One of the most powerful ways to calm down from stress or anxiety is to connect and spend time with someone who matters to us. When we spend time with those we let into our inner circle – our closest friends, spouses, family members, or even our favourite beings (human or not) – we have the opportunity to create deeply engrained, positive patterns of comfort that we can access when we are far away from the ones we love.
What is one of your favourite comforting memories of a loved one? I can remember my mom brushing out my hair before bedtime when I was small, laying on the grass looking at clouds with my favourite dog when I was 12, or, more recently, the touch of my spouse’s hand on my face.
Positive connections like the ones I’ve mentioned are precious. They are often made up of small, familiar gestures, sensations, or words that become linked to patterns of positive connection in our feelings and thoughts about ourselves, others, or life in general.

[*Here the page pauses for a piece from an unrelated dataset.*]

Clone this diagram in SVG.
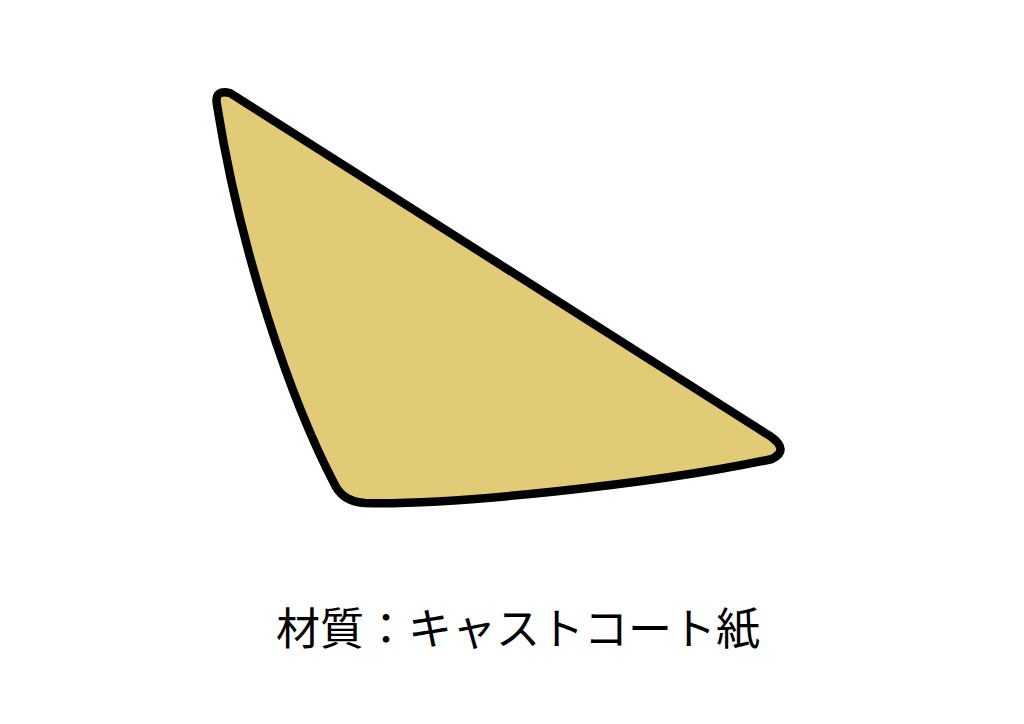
<svg xmlns="http://www.w3.org/2000/svg" width="1024" height="724" viewBox="0 0 1024 724">
<style>
.shape{fill:#E2CB77;stroke:#000;stroke-width:8.5;stroke-linejoin:round}
.label{font-family:"Noto Sans CJK JP","Noto Sans",sans-serif;font-size:44px;fill:#000}
</style>
<rect width="1024" height="724" fill="#fff"/>
<g id="shape">
<path class="shape" d="M 230 93 C 420 212 600 330 770 436 Q 790 450 772 459 C 650 485 450 505 365 503 Q 345 502 336 487 C 290 400 240 250 217 105 Q 214 89 230 93 Z"/>
</g>
<g id="caption">
<text class="label" x="518" y="645" text-anchor="middle">材質：キャストコート紙</text>
</g>
</svg>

These are the kinds of memories that have the power to help us feel calm, more secure, or just a little better about life. They hold an important key to what can help us have stronger positive connections in our current relationships.
The flip side to the role of positive connection is that it is also natural to feel intense distress or sadness when we can’t connect in our relationships. The lack of opportunities to connect or the worry that the other person doesn’t care about us in the same way can cause powerful anger and panic, or a sense of abandonment and distress.
These more negative patterns of connection often catch and hold our attention more readily than the positive ones. Most of us spend a lot of energy worrying or fighting in our relationships, trying to argue our way to more connection. This rarely works out well.
Although it can be helpful to intentionally work on the difficult patterns, one of the most powerful antidotes to feelings of disconnection is actively and regularly turning our attention to small, repeated ways in which we can nurture positive connection. In fact, simple ways of doing this are often better, and the keys are awareness and repetition.
Steps for strengthening positive connections:
1. Identify everyday moments that contribute to feelings of calmness, connectedness, and positivity. These moments might be from past relationships, childhood, or current experiences. Consider the small things – does a good conversation make you feel connected? Or is it spending some quiet time with a loved one while walking, watching a movie, or taking a nap? Perhaps it is making food together, debriefing stresses of your day or sending goofy jokes to each other?
The point is to notice the repeated, small gestures or experiences that matter to you. It is these repeated patterns of positive connection that confirm our sense of self, and our sense of trust and security in the relationship.
When you notice the small things that you appreciate, make sure you tell the other person. Take note of these moments and create opportunities to engage in them.
2. Consider the other person in the relationship. What matters to them?
When do they seem more settled, calm, and comfortable with themselves? What kinds of activities are they doing? How can you be part of it? Ask what matters to them, and be intentional about being open and engaged during these times.
Research into the question of what builds stability and satisfaction in close relationships highlights the importance of actively responding and engaging in small, everyday moments. Engaging in these moments predicts greater stability and satisfaction in relationships. In fact, regularly taking part in these positive connections carries much more weight than grand gestures like a big present or celebration (although these matter too). This is true for any relationship, whether it’s with your spouse, your child, a good friend, or a neighbour.
3. Make it a priority to fit positive connection moments into your regular interactions, even when there is stress in the relationship.
The good news is that you already have everything you need to complete these steps. The challenge is to be proactive in making them happen, especially if there are also patterns of disconnection or anger in the relationship.
Too often our attention in relationships is caught up in anger, disappointment, regret, or pushing for something to change. All of our close relationships would be boosted in their strength and solidity if we brought more intention and attention to making the small, positive connections matter. Be sure to take these small steps, and take them often – this will strengthen the relationship and make it more resilient and nurturing to all involved.